--- begin Extracted entries ---

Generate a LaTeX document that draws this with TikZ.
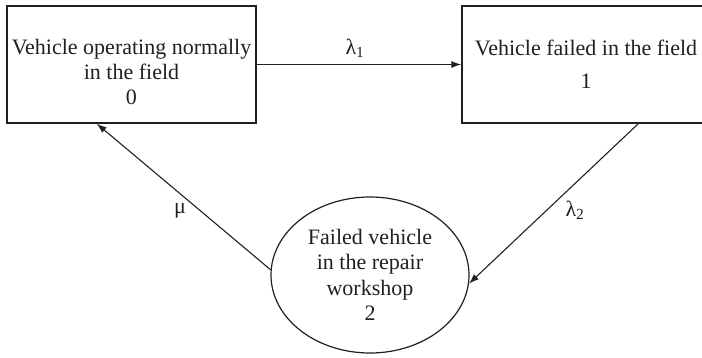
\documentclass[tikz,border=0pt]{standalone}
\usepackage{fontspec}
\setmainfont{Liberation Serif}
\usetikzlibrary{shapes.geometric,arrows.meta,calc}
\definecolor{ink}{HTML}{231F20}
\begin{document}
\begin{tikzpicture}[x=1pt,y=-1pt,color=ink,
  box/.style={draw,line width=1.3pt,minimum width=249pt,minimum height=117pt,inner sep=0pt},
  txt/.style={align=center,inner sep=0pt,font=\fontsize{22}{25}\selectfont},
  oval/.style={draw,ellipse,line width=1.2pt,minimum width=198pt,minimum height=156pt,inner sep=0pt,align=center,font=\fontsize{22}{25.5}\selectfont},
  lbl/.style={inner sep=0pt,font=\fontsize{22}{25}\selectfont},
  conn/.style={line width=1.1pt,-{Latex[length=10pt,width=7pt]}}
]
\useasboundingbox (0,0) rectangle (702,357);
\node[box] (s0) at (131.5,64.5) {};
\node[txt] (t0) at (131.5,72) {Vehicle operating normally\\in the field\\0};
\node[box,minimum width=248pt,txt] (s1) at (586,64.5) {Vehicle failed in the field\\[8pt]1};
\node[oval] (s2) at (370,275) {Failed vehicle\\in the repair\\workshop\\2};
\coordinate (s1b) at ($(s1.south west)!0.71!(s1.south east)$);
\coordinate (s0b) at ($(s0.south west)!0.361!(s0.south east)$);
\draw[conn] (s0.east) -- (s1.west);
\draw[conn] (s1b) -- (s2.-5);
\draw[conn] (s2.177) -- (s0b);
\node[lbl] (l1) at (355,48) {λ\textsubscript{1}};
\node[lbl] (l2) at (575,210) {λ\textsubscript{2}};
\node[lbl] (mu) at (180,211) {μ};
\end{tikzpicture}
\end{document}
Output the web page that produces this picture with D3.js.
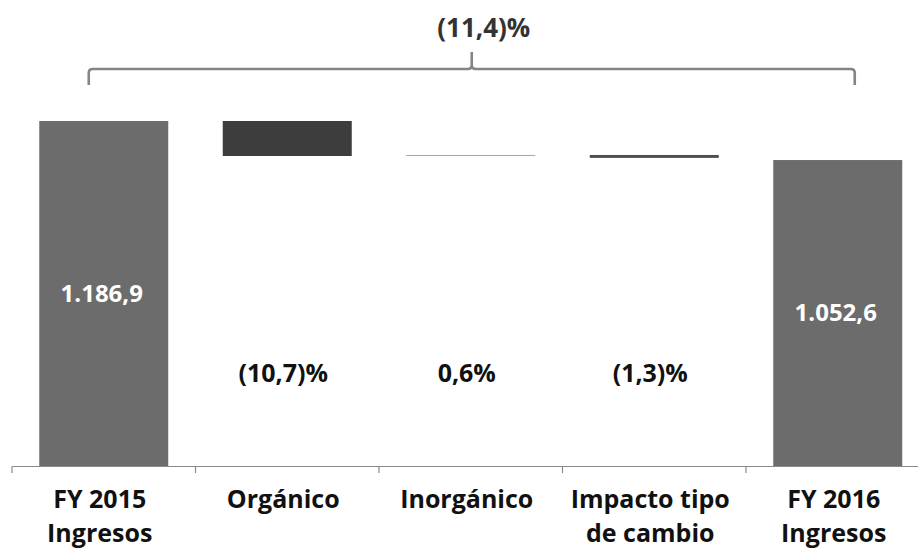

--- end Extracted entries ---

Read the lines above. Gather those in which the string "with" is found.

◆ Answer to the task
Generate a LaTeX document that draws this with TikZ.
Output the web page that produces this picture with D3.js.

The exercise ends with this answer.